The argument that right-to-work status makes states more competitive or prosperous is refuted by a mountain of evidence that shows right-to-work states trailing their union-friendly counterparts in key metrics like per capita wealth, poverty rates and health insurance coverage.
Precisely. Libertarian philosophy is the continual triumph of ideology over lived experience and empirical data. If "right to work" worked, why don't we see a lot of firms like Apple computers set up shop in Alabama? Why aren't the red states more prosperous than the blue states?

Consider: Unionization helps to place workers in health insurance programs. Non-insured workers rely on emergency room treatment, which the government pays for. Thus, strong unions result in smaller government.

Germany is heavily unionized. In that country, union reps help to run major corporations. While nobody in Europe is sitting pretty right now (thanks, in large part, to continuing fall-out from the Wall Street-induced banking crisis), the Germans sit prettier than most others.

Folks in Michigan should contemplate one fact very carefully: Germany builds twice as many cars as the U.S. even though German workers earn twice the pay of American workers.
In 2010, Germany produced more than 5.5 million automobiles; the U.S produced 2.7 million. At the same time, the average auto worker in Germany made $67.14 per hour in salary in benefits; the average one in the U.S. made $33.77 per hour.
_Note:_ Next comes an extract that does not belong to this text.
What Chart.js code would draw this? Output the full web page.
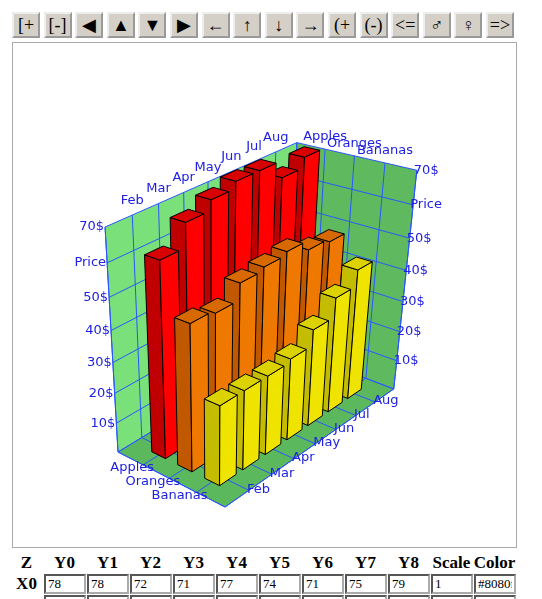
<!DOCTYPE html>
<html><head><meta charset="utf-8">
<script src="https://cdn.jsdelivr.net/npm/chart.js@4"></script>
<style>
body{margin:0;background:#fff;font-family:"Liberation Serif",serif;}
#bar{position:absolute;left:12px;top:12px;height:26px;}
#bar button{position:absolute;top:0;width:28px;height:26px;padding:0;background:#d4d0c8;border:2px outset #eee;font:18px "Liberation Serif",serif;color:#000;}
#frame{position:absolute;left:12px;top:42px;width:503px;height:504px;border:1px solid #aaa;}
#wrap{position:absolute;left:0;top:0;width:503px;height:504px;}
table{position:absolute;left:10px;top:552px;border-collapse:collapse;font:bold 17px "Liberation Serif",serif;}
td,th{padding:0;text-align:center;height:21px;}
th.z{width:33px;}
td input{box-sizing:border-box;width:42px;height:20px;margin:0 0 0 1px;border:2px inset #aaa;font:13px "Liberation Serif",serif;padding:0 2px;}
</style></head><body>
<div id="bar"></div>
<div id="frame"><div id="wrap"><canvas id="c"></canvas></div></div>
<table id="tb"></table>
<script>
const months=["Feb","Mar","Apr","May","Jun","Jul","Aug"];
const series=["Apples","Oranges","Bananas"];
const apples=[62,69,72,74,74,69,72];
const oranges=[47,46,51,52,53,50,49];
const bananas=[26,26,26,27,32,38,43];
const ticks=[10,20,30,40,50,60,70];
const tickLabels=["10$","20$","30$","40$","50$","Price","70$"];
const buttons=["[+","[-]","◀","▲","▼","▶","←","↑","↓","→","(+","(-)","<=","♂","♀","=>"];
const headers=["Z","Y0","Y1","Y2","Y3","Y4","Y5","Y6","Y7","Y8","Scale","Color"];
const row0=["78","78","72","71","77","74","71","75","79","1","#8080f"];

const bar=document.getElementById('bar');
buttons.forEach((b,i)=>{const e=document.createElement('button');e.textContent=b;e.style.left=(i*31.6)+'px';bar.appendChild(e);});
const tb=document.getElementById('tb');
tb.innerHTML='<tr>'+headers.map((h,i)=>'<th'+(i?'':' class="z"')+'>'+h+'</th>').join('')+'</tr>'+
 '<tr><th>X0</th>'+row0.map(v=>'<td><input value="'+v+'"></td>').join('')+'</tr>'+
 '<tr><th></th>'+row0.map(v=>'<td><input></td>').join('')+'</tr>';

const allSeries=[apples,oranges,bananas];
const colors=[
 {l:'#c00000',r:'#ff0000',t:'#d80000'},
 {l:'#c05800',r:'#ee7800',t:'#d86800'},
 {l:'#c4bc00',r:'#eee400',t:'#dcd200'}];
// projective camera
const O=[118,452],VM=[1505,-389],VS=[-1118,-183],VZ=[213,2102];
const KM=0.01996,KS=-0.02657,KZ=-0.001714;
function P(m,s,z){const a=KM*m,b=KS*s,c=KZ*z,w=1+a+b+c;
 return [(O[0]+a*VM[0]+b*VS[0]+c*VZ[0])/w,(O[1]+a*VM[1]+b*VS[1]+c*VZ[1])/w];}
const ML=7,SL=3,ZT=70,MSTEP=ML/8,SSTEP=SL/4;

const plug={id:'bars3d',afterDraw(ch){
 const ctx=ch.ctx,xs=ch.scales.x,ys=ch.scales.y;
 const px=(m,s,z)=>{const p=P(m,s,z);return [xs.getPixelForValue(p[0]),ys.getPixelForValue(p[1])];};
 const poly=(pts,fill,stroke)=>{ctx.beginPath();pts.forEach((q,i)=>{const p=px(...q);i?ctx.lineTo(p[0],p[1]):ctx.moveTo(p[0],p[1]);});ctx.closePath();if(fill){ctx.fillStyle=fill;ctx.fill();}if(stroke){ctx.strokeStyle=stroke;ctx.lineWidth=1;ctx.stroke();}};
 const line=(a,b)=>{const p=px(...a),q=px(...b);ctx.beginPath();ctx.moveTo(p[0],p[1]);ctx.lineTo(q[0],q[1]);ctx.stroke();};
 ctx.save();
 poly([[0,0,0],[ML,0,0],[ML,0,ZT],[0,0,ZT]],'#7ae07a');
 poly([[ML,0,0],[ML,SL,0],[ML,SL,ZT],[ML,0,ZT]],'#5fba5f');
 poly([[0,0,0],[ML,0,0],[ML,SL,0],[0,SL,0]],'#5cb85c');
 ctx.strokeStyle='#2a55ff';ctx.lineWidth=1;
 for(let k=0;k<=8;k++){line([k*MSTEP,0,0],[k*MSTEP,0,ZT]);line([k*MSTEP,0,0],[k*MSTEP,SL,0]);}
 for(let j=0;j<=4;j++){line([ML,j*SSTEP,0],[ML,j*SSTEP,ZT]);line([0,j*SSTEP,0],[ML,j*SSTEP,0]);}
 [0].concat(ticks).forEach(t=>{line([0,0,t],[ML,0,t]);line([ML,0,t],[ML,SL,t]);});
 line([0,0,0],[0,SL,0]);line([0,SL,0],[ML,SL,0]);line([ML,SL,0],[ML,SL,ZT]);line([0,0,0],[0,0,ZT]);
 const hw=0.31,hd=0.2;
 for(let j=0;j<3;j++){for(let k=6;k>=0;k--){
  const v=allSeries[j][k],mc=(k+1)*MSTEP,sc=(j+1)*SSTEP,c=colors[j];
  const x0=mc-hw,x1=mc+hw,y0=sc-hd,y1=sc+hd;
  poly([[x0,y0,0],[x0,y1,0],[x0,y1,v],[x0,y0,v]],c.l,'#000');
  poly([[x0,y1,0],[x1,y1,0],[x1,y1,v],[x0,y1,v]],c.r,'#000');
  poly([[x0,y0,v],[x1,y0,v],[x1,y1,v],[x0,y1,v]],c.t,'#000');
 }}
 ctx.fillStyle='#2020e0';ctx.font='13px "DejaVu Sans",Verdana,sans-serif';
 const txt=(t,q,al,bl,dx,dy)=>{const p=px(...q);ctx.textAlign=al;ctx.textBaseline=bl;ctx.fillText(t,p[0]+dx,p[1]+dy);};
 months.forEach((t,k)=>{txt(t,[(k+1)*MSTEP,0,ZT],'center','bottom',0,-8);txt(t,[(k+1)*MSTEP,SL,0],'left','middle',-2,-1);});
 series.forEach((t,j)=>{txt(t,[ML,(j+1)*SSTEP,ZT],'center','bottom',0,-6);txt(t,[0,(j+1)*SSTEP,0],'right','middle',11,3);});
 ticks.forEach((t,i)=>{txt(tickLabels[i],[0,0,t],'right','middle',-1,0);txt(tickLabels[i],[ML,SL,t],'left','middle',-3,0);});
 ctx.restore();
}};
new Chart(document.getElementById('c'),{type:'scatter',
 data:{datasets:allSeries.map((d,j)=>({label:series[j],data:d.map((v,k)=>({x:k,y:v})),pointRadius:0,showLine:false}))},
 options:{responsive:true,maintainAspectRatio:false,animation:false,events:[],
  layout:{padding:0},plugins:{legend:{display:false},tooltip:{enabled:false}},
  scales:{x:{type:'linear',min:13,max:516,display:false},y:{type:'linear',min:43,max:547,reverse:true,display:false}}},
 plugins:[plug]});
</script></body></html>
Yet Germany’s big three car companies—BMW, Daimler (Mercedes-Benz), and Volkswagen—are very profitable.
There are “two overlapping sets of institutions” in Germany that guarantee high wages and good working conditions for autoworkers. The first is IG Metall, the country’s equivalent of the United Automobile Workers. Virtually all Germany’s car workers are members, and though they have the right to strike, they “hardly use it, because there is an elaborate system of conflict resolution that regularly is used to come to some sort of compromise that is acceptable to all parties,” according to Horst Mund, an IG Metall executive. The second institution is the German constitution, which allows for “works councils” in every factory, where management and employees work together on matters like shop floor conditions and work life.
Mund points out that this goes
against all mainstream wisdom of the neo-liberals. We have strong unions, we have strong social security systems, we have high wages. So, if I believed what the neo-liberals are arguing, we would have to be bankrupt, but apparently this is not the case. Despite high wages . . . despite our possibility to influence companies, the economy is working well in Germany.
When German companies set up shop in union-unfriendly areas of the U.S. -- there's a BMW plant in Spartanburg, South Carolina -- capitalism immediately goes back to its neo-liberal ways. Both wages and profits spiral down. Worse, workers are more reliant on welfare -- on government -- when local government offers subsidies and breaks to lure in corproations.

That outcome may seem counter-intuitive to those raised on neo-liberal orthodoxy, but facts are facts. Business thrives when workers are paid well, and they are paid well only when they have clout.